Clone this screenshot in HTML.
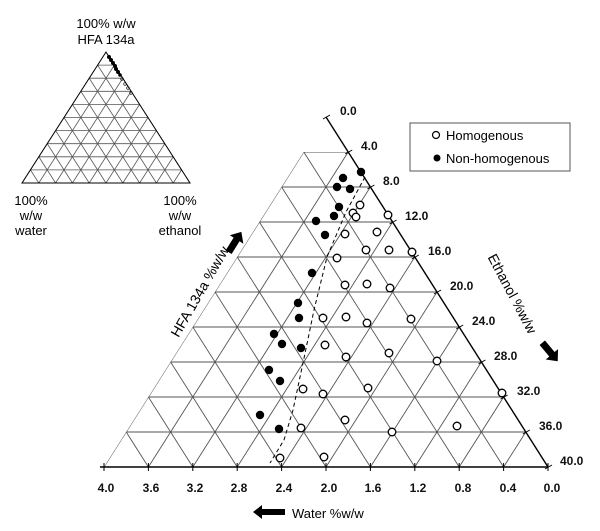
<!DOCTYPE html>
<html><head><meta charset="utf-8"><style>
body{margin:0;background:#fff}
svg{display:block;font-family:"Liberation Sans",Arial,sans-serif}
</style></head><body>
<svg width="600" height="531" viewBox="0 0 600 531" xmlns="http://www.w3.org/2000/svg">
<defs>
<clipPath id="c"><polygon points="303.8,152 348.2,152 548,467 104,467"/></clipPath>
<clipPath id="c2"><polygon points="106,52 190,183 22,183"/></clipPath>
</defs>
<g clip-path="url(#c)" stroke="#555" stroke-width="0.9" fill="none" id="grid"></g>
<g clip-path="url(#c2)" stroke="#555" stroke-width="0.8" fill="none" id="grid2"></g>
<polygon points="106,52 190,183 22,183" fill="none" stroke="#000" stroke-width="1"/>
<g fill="#000"><circle cx="109" cy="57" r="2"/><circle cx="111" cy="60" r="2"/><circle cx="113" cy="63" r="2"/><circle cx="115" cy="66" r="2"/><circle cx="116" cy="69" r="2"/><circle cx="118" cy="72" r="2"/><circle cx="120" cy="75" r="1.8"/></g>
<g fill="none" stroke="#000" stroke-width="0.6"><circle cx="122" cy="79" r="1.3"/><circle cx="125" cy="84" r="1.3"/><circle cx="128" cy="88" r="1.3"/><circle cx="131" cy="93" r="1.3"/></g>
<g font-size="13" fill="#000" text-anchor="middle">
<text x="106" y="28">100% w/w</text><text x="106" y="44">HFA 134a</text>
<text x="31" y="205">100%</text><text x="31" y="220">w/w</text><text x="31" y="235">water</text>
<text x="180" y="205">100%</text><text x="180" y="220">w/w</text><text x="180" y="235">ethanol</text>
</g>
<line x1="326" y1="117" x2="548" y2="467" stroke="#000" stroke-width="1.4"/>
<line x1="100" y1="467" x2="548" y2="467" stroke="#000" stroke-width="1.4"/>
<g id="ticks" stroke="#000" stroke-width="1"></g>
<polyline points="365,177 346,212 327,257 314,310 303,363 293,410 284,440 270,463" fill="none" stroke="#000" stroke-width="1" stroke-dasharray="4,3"/>
<g id="pts"></g>
<g font-size="12" font-weight="bold" fill="#111">
<text x="340" y="115">0.0</text><text x="361" y="150">4.0</text><text x="383" y="185">8.0</text><text x="405" y="220">12.0</text><text x="428" y="255">16.0</text><text x="450" y="290">20.0</text><text x="472" y="325">24.0</text><text x="494" y="360">28.0</text><text x="517" y="395">32.0</text><text x="539" y="430">36.0</text><text x="560" y="465">40.0</text>
</g>
<g font-size="12" font-weight="bold" fill="#111" text-anchor="middle">
<text x="106" y="492">4.0</text><text x="151" y="492">3.6</text><text x="195" y="492">3.2</text><text x="239" y="492">2.8</text><text x="284" y="492">2.4</text><text x="329" y="492">2.0</text><text x="373" y="492">1.6</text><text x="418" y="492">1.2</text><text x="463" y="492">0.8</text><text x="508" y="492">0.4</text><text x="552" y="492">0.0</text>
</g>
<rect x="410" y="123" width="160" height="48" fill="#fff" stroke="#555" stroke-width="1"/>
<circle cx="436" cy="135" r="3.5" fill="#fff" stroke="#000" stroke-width="1.2"/>
<circle cx="437" cy="158" r="3.5" fill="#000"/>
<g font-size="13" fill="#000"><text x="446" y="140">Homogenous</text><text x="446" y="163">Non-homogenous</text></g>
<text x="0" y="0" font-size="14" transform="translate(204,294) rotate(-60)" text-anchor="middle">HFA 134a %w/w</text>
<text x="0" y="0" font-size="14" transform="translate(508,296) rotate(62)" text-anchor="middle">Ethanol %w/w</text>
<text x="292" y="518" font-size="13">Water %w/w</text>
<polygon points="253,512 262,505 262,509 285,509 285,515 262,515 262,519" fill="#000"/>
<g transform="translate(235,242) rotate(-58)"><polygon points="12,0 3,-8 3,-3.5 -12,-3.5 -12,3.5 3,3.5 3,8" fill="#000"/></g>
<g transform="translate(550,352) rotate(50)"><polygon points="12,0 3,-8 3,-3.5 -12,-3.5 -12,3.5 3,3.5 3,8" fill="#000"/></g>
<script>
var ns="http://www.w3.org/2000/svg";
function L(g,x1,y1,x2,y2){var l=document.createElementNS(ns,"line");l.setAttribute("x1",x1);l.setAttribute("y1",y1);l.setAttribute("x2",x2);l.setAttribute("y2",y2);g.appendChild(l);}
var g=document.getElementById("grid");
var s=44.4,hx=22.2;
for(var k=0;k<9;k++){var y=152+35*k;L(g,90,y,600,y);}
for(var m=-2;m<14;m++){
 var xb=548-s*m;
 var d=hx*(467-117)/35;
 L(g,xb,467,xb-d,117);L(g,xb,467,xb+d,117);
}
var g2=document.getElementById("grid2");
var H=131,W=168;
for(var i=1;i<10;i++){var y=52+H*i/10;L(g2,0,y,220,y);}
for(var m=-10;m<21;m++){var xb=22+W*m/10;L(g2,xb,183,xb-84,52);L(g2,xb,183,xb+84,52);}
var t=document.getElementById("ticks");
for(var m=0;m<=10;m++){var x=548-s*m;L(t,x,463,x,471);}
for(var k=-1;k<10;k++){var y=152+35*k,x=548-hx*(467-y)/35;L(t,x-3,y+2,x+4,y-2);}
var P=document.getElementById("pts");
var f=[[361,172],[343,178],[337,187],[350,189],[339,207],[334,216],[316,221],[325,235],[312,273],[298,303],[299,318],[274,334],[282,344],[301,348],[269,370],[280,381],[260,415],[279,429]];
var o=[[360,205],[353,213],[356,217],[388,215],[345,234],[377,232],[366,250],[389,250],[412,252],[337,258],[345,285],[367,284],[390,288],[323,318],[346,317],[367,323],[411,319],[325,345],[346,357],[389,353],[437,361],[303,389],[323,394],[368,388],[502,393],[345,420],[301,428],[392,432],[457,426],[280,458],[324,457]];
f.forEach(function(p){var c=document.createElementNS(ns,"circle");c.setAttribute("cx",p[0]);c.setAttribute("cy",p[1]);c.setAttribute("r",4.2);c.setAttribute("fill","#000");P.appendChild(c);});
o.forEach(function(p){var c=document.createElementNS(ns,"circle");c.setAttribute("cx",p[0]);c.setAttribute("cy",p[1]);c.setAttribute("r",3.8);c.setAttribute("fill","#fff");c.setAttribute("stroke","#000");c.setAttribute("stroke-width","1.3");P.appendChild(c);});
</script>
</svg>
</body></html>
--- --- ---
## What the task asks
Return the whole listing, word for word, and leave out every picture.

## Task answer
Clone this screenshot in HTML.
<!DOCTYPE html>
<html><head><meta charset="utf-8"><style>
body{margin:0;background:#fff}
svg{display:block;font-family:"Liberation Sans",Arial,sans-serif}
</style></head><body>
<svg width="600" height="531" viewBox="0 0 600 531" xmlns="http://www.w3.org/2000/svg">
<defs>
<clipPath id="c"><polygon points="303.8,152 348.2,152 548,467 104,467"/></clipPath>
<clipPath id="c2"><polygon points="106,52 190,183 22,183"/></clipPath>
</defs>
<g clip-path="url(#c)" stroke="#555" stroke-width="0.9" fill="none" id="grid"></g>
<g clip-path="url(#c2)" stroke="#555" stroke-width="0.8" fill="none" id="grid2"></g>
<polygon points="106,52 190,183 22,183" fill="none" stroke="#000" stroke-width="1"/>
<g fill="#000"><circle cx="109" cy="57" r="2"/><circle cx="111" cy="60" r="2"/><circle cx="113" cy="63" r="2"/><circle cx="115" cy="66" r="2"/><circle cx="116" cy="69" r="2"/><circle cx="118" cy="72" r="2"/><circle cx="120" cy="75" r="1.8"/></g>
<g fill="none" stroke="#000" stroke-width="0.6"><circle cx="122" cy="79" r="1.3"/><circle cx="125" cy="84" r="1.3"/><circle cx="128" cy="88" r="1.3"/><circle cx="131" cy="93" r="1.3"/></g>
<g font-size="13" fill="#000" text-anchor="middle">
<text x="106" y="28">100% w/w</text><text x="106" y="44">HFA 134a</text>
<text x="31" y="205">100%</text><text x="31" y="220">w/w</text><text x="31" y="235">water</text>
<text x="180" y="205">100%</text><text x="180" y="220">w/w</text><text x="180" y="235">ethanol</text>
</g>
<line x1="326" y1="117" x2="548" y2="467" stroke="#000" stroke-width="1.4"/>
<line x1="100" y1="467" x2="548" y2="467" stroke="#000" stroke-width="1.4"/>
<g id="ticks" stroke="#000" stroke-width="1"></g>
<polyline points="365,177 346,212 327,257 314,310 303,363 293,410 284,440 270,463" fill="none" stroke="#000" stroke-width="1" stroke-dasharray="4,3"/>
<g id="pts"></g>
<g font-size="12" font-weight="bold" fill="#111">
<text x="340" y="115">0.0</text><text x="361" y="150">4.0</text><text x="383" y="185">8.0</text><text x="405" y="220">12.0</text><text x="428" y="255">16.0</text><text x="450" y="290">20.0</text><text x="472" y="325">24.0</text><text x="494" y="360">28.0</text><text x="517" y="395">32.0</text><text x="539" y="430">36.0</text><text x="560" y="465">40.0</text>
</g>
<g font-size="12" font-weight="bold" fill="#111" text-anchor="middle">
<text x="106" y="492">4.0</text><text x="151" y="492">3.6</text><text x="195" y="492">3.2</text><text x="239" y="492">2.8</text><text x="284" y="492">2.4</text><text x="329" y="492">2.0</text><text x="373" y="492">1.6</text><text x="418" y="492">1.2</text><text x="463" y="492">0.8</text><text x="508" y="492">0.4</text><text x="552" y="492">0.0</text>
</g>
<rect x="410" y="123" width="160" height="48" fill="#fff" stroke="#555" stroke-width="1"/>
<circle cx="436" cy="135" r="3.5" fill="#fff" stroke="#000" stroke-width="1.2"/>
<circle cx="437" cy="158" r="3.5" fill="#000"/>
<g font-size="13" fill="#000"><text x="446" y="140">Homogenous</text><text x="446" y="163">Non-homogenous</text></g>
<text x="0" y="0" font-size="14" transform="translate(204,294) rotate(-60)" text-anchor="middle">HFA 134a %w/w</text>
<text x="0" y="0" font-size="14" transform="translate(508,296) rotate(62)" text-anchor="middle">Ethanol %w/w</text>
<text x="292" y="518" font-size="13">Water %w/w</text>
<polygon points="253,512 262,505 262,509 285,509 285,515 262,515 262,519" fill="#000"/>
<g transform="translate(235,242) rotate(-58)"><polygon points="12,0 3,-8 3,-3.5 -12,-3.5 -12,3.5 3,3.5 3,8" fill="#000"/></g>
<g transform="translate(550,352) rotate(50)"><polygon points="12,0 3,-8 3,-3.5 -12,-3.5 -12,3.5 3,3.5 3,8" fill="#000"/></g>
<script>
var ns="http://www.w3.org/2000/svg";
function L(g,x1,y1,x2,y2){var l=document.createElementNS(ns,"line");l.setAttribute("x1",x1);l.setAttribute("y1",y1);l.setAttribute("x2",x2);l.setAttribute("y2",y2);g.appendChild(l);}
var g=document.getElementById("grid");
var s=44.4,hx=22.2;
for(var k=0;k<9;k++){var y=152+35*k;L(g,90,y,600,y);}
for(var m=-2;m<14;m++){
 var xb=548-s*m;
 var d=hx*(467-117)/35;
 L(g,xb,467,xb-d,117);L(g,xb,467,xb+d,117);
}
var g2=document.getElementById("grid2");
var H=131,W=168;
for(var i=1;i<10;i++){var y=52+H*i/10;L(g2,0,y,220,y);}
for(var m=-10;m<21;m++){var xb=22+W*m/10;L(g2,xb,183,xb-84,52);L(g2,xb,183,xb+84,52);}
var t=document.getElementById("ticks");
for(var m=0;m<=10;m++){var x=548-s*m;L(t,x,463,x,471);}
for(var k=-1;k<10;k++){var y=152+35*k,x=548-hx*(467-y)/35;L(t,x-3,y+2,x+4,y-2);}
var P=document.getElementById("pts");
var f=[[361,172],[343,178],[337,187],[350,189],[339,207],[334,216],[316,221],[325,235],[312,273],[298,303],[299,318],[274,334],[282,344],[301,348],[269,370],[280,381],[260,415],[279,429]];
var o=[[360,205],[353,213],[356,217],[388,215],[345,234],[377,232],[366,250],[389,250],[412,252],[337,258],[345,285],[367,284],[390,288],[323,318],[346,317],[367,323],[411,319],[325,345],[346,357],[389,353],[437,361],[303,389],[323,394],[368,388],[502,393],[345,420],[301,428],[392,432],[457,426],[280,458],[324,457]];
f.forEach(function(p){var c=document.createElementNS(ns,"circle");c.setAttribute("cx",p[0]);c.setAttribute("cy",p[1]);c.setAttribute("r",4.2);c.setAttribute("fill","#000");P.appendChild(c);});
o.forEach(function(p){var c=document.createElementNS(ns,"circle");c.setAttribute("cx",p[0]);c.setAttribute("cy",p[1]);c.setAttribute("r",3.8);c.setAttribute("fill","#fff");c.setAttribute("stroke","#000");c.setAttribute("stroke-width","1.3");P.appendChild(c);});
</script>
</svg>
</body></html>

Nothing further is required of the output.